Después de cuatro jornadas de camino, al fin llegamos a Guadalupe, la villa del monasterio, hogar de María, nuestra meta. Cuenta la leyenda que el pastor de ovejas, Gil Cordero, allá por el siglo XIII, encontró la talla románica de Nuestra Señora, que se dice fue esculpida por el propio evangelista San Lucas, y que habían escondido para su preservación frente a la invasión musulmana unos monjes sevillanos. Tras varios días buscando una res extraviada, halló el cadáver del animal, y al hacerle en el pecho la señal de la cruz, con intención de despellejarla, la vaca se levantó y echó a correr. Fue en ese momento cuando se le apareció la Virgen, que habló al joven pastor, encomendándole la labor de buscar y hallar su imagen, que había sido ocultada en las inmediaciones del río Guadalupe (el nombre deriva del árabe (wad-al-luben – Río escondido) o de una mezcla de árabe y latín (wad-al lupes – Río de los lobos). 
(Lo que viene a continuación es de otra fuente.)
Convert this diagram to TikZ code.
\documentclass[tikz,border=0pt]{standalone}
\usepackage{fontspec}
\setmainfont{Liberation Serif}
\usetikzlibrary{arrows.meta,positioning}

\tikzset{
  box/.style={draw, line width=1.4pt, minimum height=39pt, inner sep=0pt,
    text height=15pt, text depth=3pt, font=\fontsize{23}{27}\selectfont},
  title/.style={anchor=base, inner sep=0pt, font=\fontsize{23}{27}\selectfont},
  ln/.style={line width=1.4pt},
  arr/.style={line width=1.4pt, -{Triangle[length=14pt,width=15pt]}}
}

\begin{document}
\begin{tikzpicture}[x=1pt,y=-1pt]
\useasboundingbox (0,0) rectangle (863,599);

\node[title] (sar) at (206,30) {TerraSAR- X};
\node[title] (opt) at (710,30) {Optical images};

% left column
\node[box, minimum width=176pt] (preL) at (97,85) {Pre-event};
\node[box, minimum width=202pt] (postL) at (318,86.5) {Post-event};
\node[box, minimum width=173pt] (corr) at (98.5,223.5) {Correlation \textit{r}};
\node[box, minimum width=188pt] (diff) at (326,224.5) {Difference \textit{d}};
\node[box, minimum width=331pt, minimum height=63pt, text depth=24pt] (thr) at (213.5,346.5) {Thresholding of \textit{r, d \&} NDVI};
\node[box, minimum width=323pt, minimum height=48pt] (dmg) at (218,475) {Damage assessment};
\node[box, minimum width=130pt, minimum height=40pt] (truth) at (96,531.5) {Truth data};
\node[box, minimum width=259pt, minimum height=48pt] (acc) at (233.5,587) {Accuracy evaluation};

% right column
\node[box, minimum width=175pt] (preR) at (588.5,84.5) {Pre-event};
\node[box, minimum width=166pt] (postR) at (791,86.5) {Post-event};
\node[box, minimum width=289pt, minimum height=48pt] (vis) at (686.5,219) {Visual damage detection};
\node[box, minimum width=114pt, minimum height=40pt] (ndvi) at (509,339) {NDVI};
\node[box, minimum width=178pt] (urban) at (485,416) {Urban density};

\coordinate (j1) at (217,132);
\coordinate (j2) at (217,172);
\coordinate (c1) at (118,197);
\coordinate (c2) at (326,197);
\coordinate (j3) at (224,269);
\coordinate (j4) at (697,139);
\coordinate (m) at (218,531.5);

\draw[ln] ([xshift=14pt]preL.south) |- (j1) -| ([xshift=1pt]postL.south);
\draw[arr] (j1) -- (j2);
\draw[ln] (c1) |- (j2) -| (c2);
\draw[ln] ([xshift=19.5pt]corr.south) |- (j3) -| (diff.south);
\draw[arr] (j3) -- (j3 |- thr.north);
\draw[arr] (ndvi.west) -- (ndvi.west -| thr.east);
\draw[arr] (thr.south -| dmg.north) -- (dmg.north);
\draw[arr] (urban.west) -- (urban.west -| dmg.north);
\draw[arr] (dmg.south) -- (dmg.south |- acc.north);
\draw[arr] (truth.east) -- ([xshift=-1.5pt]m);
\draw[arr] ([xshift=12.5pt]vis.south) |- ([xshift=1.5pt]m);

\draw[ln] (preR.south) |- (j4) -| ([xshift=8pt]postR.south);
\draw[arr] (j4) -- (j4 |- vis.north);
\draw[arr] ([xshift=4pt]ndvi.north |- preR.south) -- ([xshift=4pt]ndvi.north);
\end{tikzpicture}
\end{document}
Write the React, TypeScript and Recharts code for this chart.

 Es imprescindible para que el viajero pueda llegar a comprender la grandiosidad que encierra la esencia del monasterio en que se venera la imagen mariana, profundizar en los hitos con que la historia ha bendecido al monasterio, o el monasterio a la historia, como el descubrimiento de América por Cristóbal Colón, a quien los Reyes Católicos ofrecieron las carabelas con que desarrolló su expedición en audiencia celebrada en este icónico recinto. Este evento y el viaje que lo siguió determinaron el inicio de peregrinaciones hasta el templo por parte de quienes querían postrarse ante la Virgen para agradecer su vuelta de las múltiples expediciones hacia el Nuevo Mundo que los conquistadores hicieron partir desde puertos españoles. También fue la Virgen quien bendijo a los indígenas que eran traídos hasta nuestras tierras en dichas expediciones, otorgándoles la gracia del bautismo cristiano. De hecho, en la plaza Mayor, ubicada frente al monasterio, se puede ver la fuente que hacía las veces de pila bautismal. 
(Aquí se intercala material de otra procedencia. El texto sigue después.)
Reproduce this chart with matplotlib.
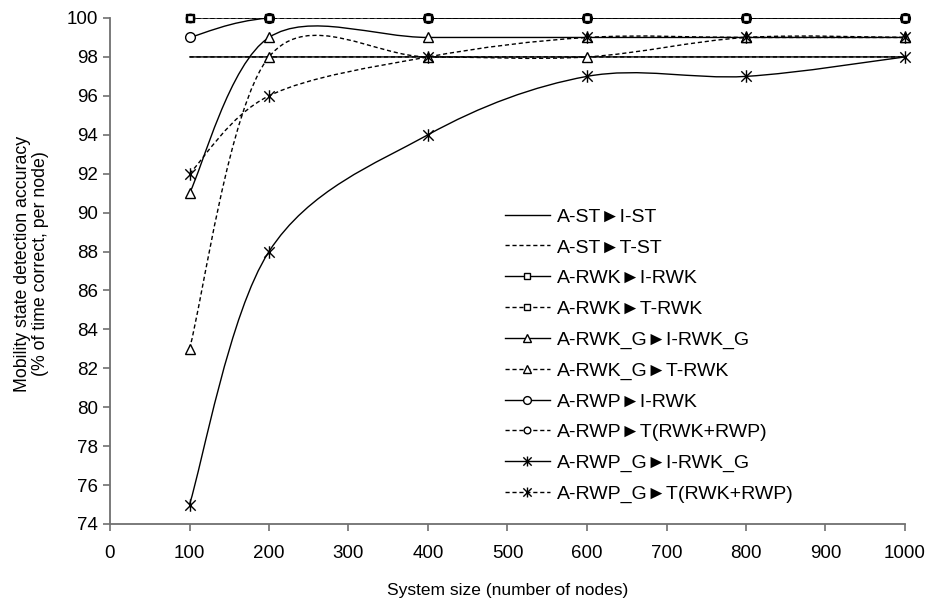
import matplotlib.pyplot as plt
import numpy as np
from matplotlib.path import Path
from matplotlib.patches import PathPatch
from matplotlib.lines import Line2D

plt.rcParams['font.family'] = ['Liberation Sans', 'DejaVu Sans']
plt.rcParams['font.size'] = 12

# data
sizes = [100, 200, 400, 600, 800, 1000]
labels = ["A-ST\u25BAI-ST", "A-ST\u25BAT-ST", "A-RWK\u25BAI-RWK", "A-RWK\u25BAT-RWK",
          "A-RWK_G\u25BAI-RWK_G", "A-RWK_G\u25BAT-RWK", "A-RWP\u25BAI-RWK",
          "A-RWP\u25BAT(RWK+RWP)", "A-RWP_G\u25BAI-RWK_G", "A-RWP_G\u25BAT(RWK+RWP)"]
st_i = [98, 98, 98, 98, 98, 98]
st_t = [98, 98, 98, 98, 98, 98]
rwk_i = [100, 100, 100, 100, 100, 100]
rwk_t = [100, 100, 100, 100, 100, 100]
rwkg_i = [91, 99, 99, 99, 99, 99]
rwkg_t = [83, 98, 98, 98, 99, 99]
rwp_i = [99, 100, 100, 100, 100, 100]
rwp_t = [100, 100, 100, 100, 100, 100]
rwpg_i = [75, 88, 94, 97, 97, 98]
rwpg_t = [92, 96, 98, 99, 99, 99]

# asterisk marker like excel: X plus vertical bar
star = Path([(-0.5, -0.5), (0.5, 0.5), (-0.5, 0.5), (0.5, -0.5), (0, -0.6), (0, 0.6)],
            [Path.MOVETO, Path.LINETO, Path.MOVETO, Path.LINETO, Path.MOVETO, Path.LINETO])

dash = (0, (3, 2))
series = [
    (st_i, '-', None, 7),
    (st_t, dash, None, 7),
    (rwk_i, '-', 's', 6),
    (rwk_t, dash, 's', 5),
    (rwkg_i, '-', '^', 7),
    (rwkg_t, dash, '^', 7),
    (rwp_i, '-', 'o', 7),
    (rwp_t, dash, 'o', 6),
    (rwpg_i, '-', star, 9),
    (rwpg_t, dash, star, 9),
]


def smooth_path(xs, ys, t=1/6):
    # excel style smoothed line as cubic bezier segments
    pts = np.column_stack([xs, ys]).astype(float)
    n = len(pts)
    verts = [pts[0]]
    codes = [Path.MOVETO]
    for i in range(n - 1):
        p_prev = pts[max(i - 1, 0)]
        p_next2 = pts[min(i + 2, n - 1)]
        c1 = pts[i] + (pts[i + 1] - p_prev) * t
        c2 = pts[i + 1] - (p_next2 - pts[i]) * t
        verts += [c1, c2, pts[i + 1]]
        codes += [Path.CURVE4] * 3
    return Path(verts, codes)


fig = plt.figure(figsize=(9.29, 6.05), dpi=100)
ax = fig.add_axes([110/929, 1 - 524/605, (905 - 110)/929, (524 - 18)/605])

handles = []
for (vals, ls, mk, ms), lab in zip(series, labels):
    patch = PathPatch(smooth_path(sizes, vals), fill=False, edgecolor='black',
                      linewidth=1.0, linestyle=ls)
    ax.add_patch(patch)
    if mk is not None:
        ax.plot(sizes, vals, linestyle='none', marker=mk, markersize=ms,
                markerfacecolor='white' if mk is not star else 'none',
                markeredgecolor='black', markeredgewidth=1.0, clip_on=False,
                zorder=3 if mk == 's' else 2.5)
    handles.append(Line2D([], [], color='black', linewidth=1.0, linestyle=ls,
                          marker=mk, markersize=ms * 0.8,
                          markerfacecolor='white' if mk is not star else 'none',
                          markeredgecolor='black'))

ax.set_xlim(0, 1000)
ax.set_ylim(74, 100)
ax.set_xticks(np.arange(0, 1001, 100))
ax.set_yticks(np.arange(74, 101, 2))
for s in ['top', 'right']:
    ax.spines[s].set_visible(False)
for s in ['left', 'bottom']:
    ax.spines[s].set_color('#707070')
    ax.spines[s].set_linewidth(1.3)
ax.tick_params(direction='out', length=5, width=1.2, color='#707070', labelsize=13.5)
ax.tick_params(axis='x', pad=10)

ax.set_xlabel("System size (number of nodes)", fontsize=12.5, labelpad=15)
ax.set_ylabel("Mobility state detection accuracy\n(% of time correct, per node)",
              fontsize=12.8, linespacing=1.05)
ax.yaxis.set_label_coords(-0.077, 0.514)

ax.legend(handles, labels, loc='upper left', bbox_to_anchor=(0.487, 0.64),
          frameon=False, fontsize=14, handlelength=2.3, handletextpad=0.35,
          labelspacing=0.675, borderaxespad=0, numpoints=1)

fig.savefig('out.png', dpi=100)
Aquí el peregrino encuentra la paz en la cultura, en la riqueza que eleva al hombre a la categoría de Creado por lo Divino. Miguel de Unamuno, también peregrino en estas tierras, confiesa que en uno de los claustros del monasterio, rodeado por la filigrana del estilo mudéjar, embebido en la serena contemplación de la paz que se cierne sobre los sacros recintos, solo roto el silencio por el armonioso trinar de los pajarillos que elevan sus notas a un sol poderoso, como el de Extremadura, sintió la tentación de «darse en pasar la vida en meditación y en sosiego». 
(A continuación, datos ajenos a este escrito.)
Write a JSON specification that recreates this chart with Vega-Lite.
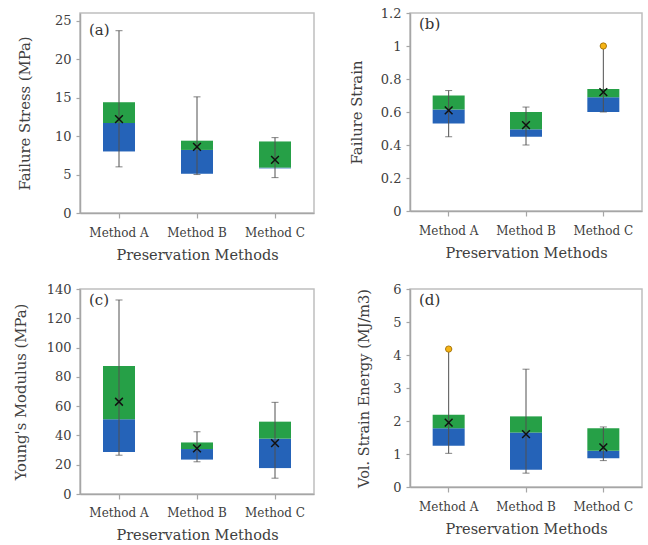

La villa crece a partir del olivo y el castaño; también del trabajo del cobre y el latón, a partir de los que se mantiene la tradición artesana de esta tierra. Es un lugar rebosante de arte, cuyos rincones encierran toda la esencia del Medievo. El alma llana de sus gentes reconforta el corazón del caminante, que busca en estas tierras el disfrute y el descanso frente al ajetreo del vivir diario. Guadalupe se recorre a pie, siguiendo la senda que describen sus callejuelas empedradas, siempre silenciosas, donde desde los floridos balcones de sus casas los vecinos siguen con sus vidas, siempre tratando de complacer al visitante.